Luther was whistling a different melody, one soon heard all across the land: Ninety-five theses pounded to the Castle Church in Wittenberg rang with the promise of liberty for all. Flyers and books, circulated throughout Europe, praised the blood and merits of Jesus as full payment for all sin. Salvation through Christ alone sweetly sounded in the hymns of Luther and the other reformers: “Salvation unto us has come by God’s free grace and favor!”
Now, true, the new song of the Gospel had been playing from the earliest moments of history, when God first promised Adam and Eve a Savior to crush the power of Satan. Yet its amazing message was new to the hearts and ears of most of the people living during the Middle Ages. Satan, through the antichrist Church of Rome, had managed to muffle its glad tidings so that they were barely audible in the days prior to the Reformation.
A New Song For The Modern Ages
In this modern age we see Satan working harder than ever to muffle the sound of God’s gracious new song. As a pop hit from the sixties once said: “The beat goes on!”

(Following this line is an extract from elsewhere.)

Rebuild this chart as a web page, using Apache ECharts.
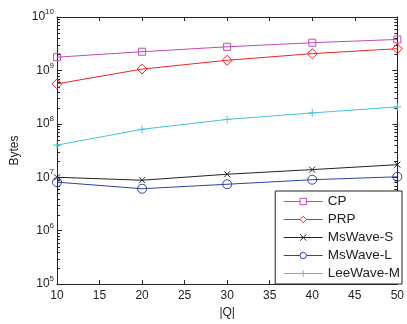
<!DOCTYPE html>
<html><head><meta charset="utf-8">
<script src="https://cdn.jsdelivr.net/npm/echarts@6/dist/echarts.min.js"></script>
<style>html,body{margin:0;padding:0;background:#fff}#c{width:407px;height:324px}</style>
</head><body><div id="c"></div>
<script>
const categories = [10, 20, 30, 40, 50];
const cpValues = [1.77e9, 2.24e9, 2.77e9, 3.3e9, 3.8e9];
const prpValues = [5.6e8, 1.06e9, 1.55e9, 2.06e9, 2.55e9];
const msWaveSValues = [1.0e7, 8.8e6, 1.14e7, 1.39e7, 1.72e7];
const msWaveLValues = [8.1e6, 6.1e6, 7.4e6, 9.0e6, 1.02e7];
const leeWaveMValues = [4.0e7, 7.9e7, 1.21e8, 1.6e8, 2.08e8];
const xTicks = [10, 15, 20, 25, 30, 35, 40, 45, 50];
const yDecades = [1e5, 1e6, 1e7, 1e8, 1e9];
const minorMultipliers = [2, 3, 4, 5, 6, 7, 8, 9];

const FONT = 'Liberation Sans';
const xSym = 'path://M0,0L10,10M10,0L0,10';
const plusSym = 'path://M5,0L5,10M0,5L10,5';

function pairs(vals){ return categories.map((c,i)=>[c, vals[i]]); }

function mkSeries(name, vals, color, symbol, size){
  return {
    name, type:'line', data: pairs(vals), symbol, symbolSize: size,
    lineStyle:{color, width:1},
    itemStyle:{color:'none', borderColor: color, borderWidth: 1},
    emphasis:{disabled:true}, z: 3
  };
}

const chart = echarts.init(document.getElementById('c'), null, {renderer:'canvas'});
const axisLine = {show:true, lineStyle:{color:'#222', width:1}};
chart.setOption({
  animation:false,
  textStyle:{fontFamily:FONT},
  grid:{left:57, right:8, top:17, bottom:38, containLabel:false},
  xAxis:[{
    type:'value', min:10, max:50, interval:5,
    axisLine, axisTick:{inside:true, length:4, lineStyle:{color:'#222'}},
    splitLine:{show:false},
    axisLabel:{color:'#222', fontSize:12, fontFamily:FONT, margin:6,
      formatter:v=> xTicks.includes(v) ? String(v) : ''},
    name:'|Q|', nameLocation:'middle', nameGap:22,
    nameTextStyle:{color:'#222', fontSize:12, fontFamily:FONT}
  },{
    type:'value', min:10, max:50, interval:5, position:'top',
    axisLine, axisTick:{inside:true, length:4, lineStyle:{color:'#222'}},
    axisLabel:{show:false}, splitLine:{show:false}
  }],
  yAxis:[{
    type:'log', logBase:10, min:1e5, max:1e10,
    axisLine, axisTick:{inside:true, length:5, lineStyle:{color:'#222'}},
    splitLine:{show:false},
    axisLabel:{margin:3, fontFamily:FONT,
      formatter:v=>{const e=Math.round(Math.log10(v)); return '{b|10}{s|'+e+'}';},
      rich:{b:{fontSize:12, color:'#222', fontFamily:FONT},
            s:{fontSize:8, color:'#222', fontFamily:FONT, padding:[0,0,10,0]}}},
    name:'Bytes', nameLocation:'middle', nameGap:36, nameRotate:90,
    nameTextStyle:{color:'#222', fontSize:12, fontFamily:FONT}
  },{
    type:'log', logBase:10, min:1e5, max:1e10, position:'right',
    axisLine, axisTick:{inside:true, length:5, lineStyle:{color:'#222'}},
    axisLabel:{show:false}, splitLine:{show:false}
  }],
  legend:{
    orient:'vertical', right:5, top:191, padding:[3,2,3,8], z:20,
    itemGap:3, itemWidth:39, itemHeight:8,
    backgroundColor:'#fff', borderColor:'#222', borderWidth:1, borderRadius:0,
    lineStyle:{width:1},
    itemStyle:{color:'#fff', borderWidth:1},
    textStyle:{fontSize:13.5, color:'#222', fontFamily:FONT, lineHeight:15},
    data:['CP','PRP','MsWave-S','MsWave-L','LeeWave-M']
  },
  series:[
    mkSeries('CP', cpValues, '#c04ab8', 'rect', 7),
    mkSeries('PRP', prpValues, '#f02424', 'diamond', 10),
    mkSeries('MsWave-S', msWaveSValues, '#222222', xSym, 6),
    mkSeries('MsWave-L', msWaveLValues, '#2a44a8', 'circle', 9),
    mkSeries('LeeWave-M', leeWaveMValues, '#44c4dc', plusSym, 8)
  ]
});

// MATLAB-style minor ticks (2..9 × each decade), positioned through the axis scale
const minorEls = [];
yDecades.forEach(d=>{
  minorMultipliers.forEach(k=>{
    const pl = chart.convertToPixel({seriesIndex:0}, [10, k*d]);
    const pr = chart.convertToPixel({seriesIndex:0}, [50, k*d]);
    if (!pl || !pr || !isFinite(pl[1])) return;
    const y = Math.round(pl[1]) + 0.5;
    minorEls.push({type:'line', silent:true, z:1, shape:{x1:pl[0], y1:y, x2:pl[0]+3, y2:y}, style:{stroke:'#222', lineWidth:1}});
    minorEls.push({type:'line', silent:true, z:1, shape:{x1:pr[0], y1:y, x2:pr[0]-3, y2:y}, style:{stroke:'#222', lineWidth:1}});
  });
});
chart.setOption({graphic: {elements: minorEls}});
</script></body></html>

Satan’s handiwork is seen in the “look inside yourself” doctrine of the self-esteem movement. It appears in the “I keep myself . . . morally straight” oath of the Scouts. We see it in churches which have abandoned Gospel truth for work-righteous based human psychology. It is shown in the TV evangelist who teaches his audience that they must cooperate with God in bringing about their salvation. “Have you made your decision for Christ?”
In each case “the arrangement” might be slightly different, but it is always the same song of self-salvation.
There remains today, as much as ever, a crying need for the pure, unconditioned song of “a man is justified by faith apart from the deeds of the law” (Rom. 3:28). Today, as in every age, the sinner must be pointed entirely away from himself to Jesus’ cross where full satisfaction for all sin has been accomplished! Only then can the unbeliever be lifted out of the mud and mire of damning sin. Only then can the believer maintain full confidence of his acceptance by God. Only then can the guilt be driven away and the accusing tongue of Satan be silenced.
May our new song be the same song of Luther, of Paul, of David. For it is God’s everlasting song of triumph for all through Christ. What music to the soul — a new song to give us peace, joy — to bring us safely into the new heavens and the new earth!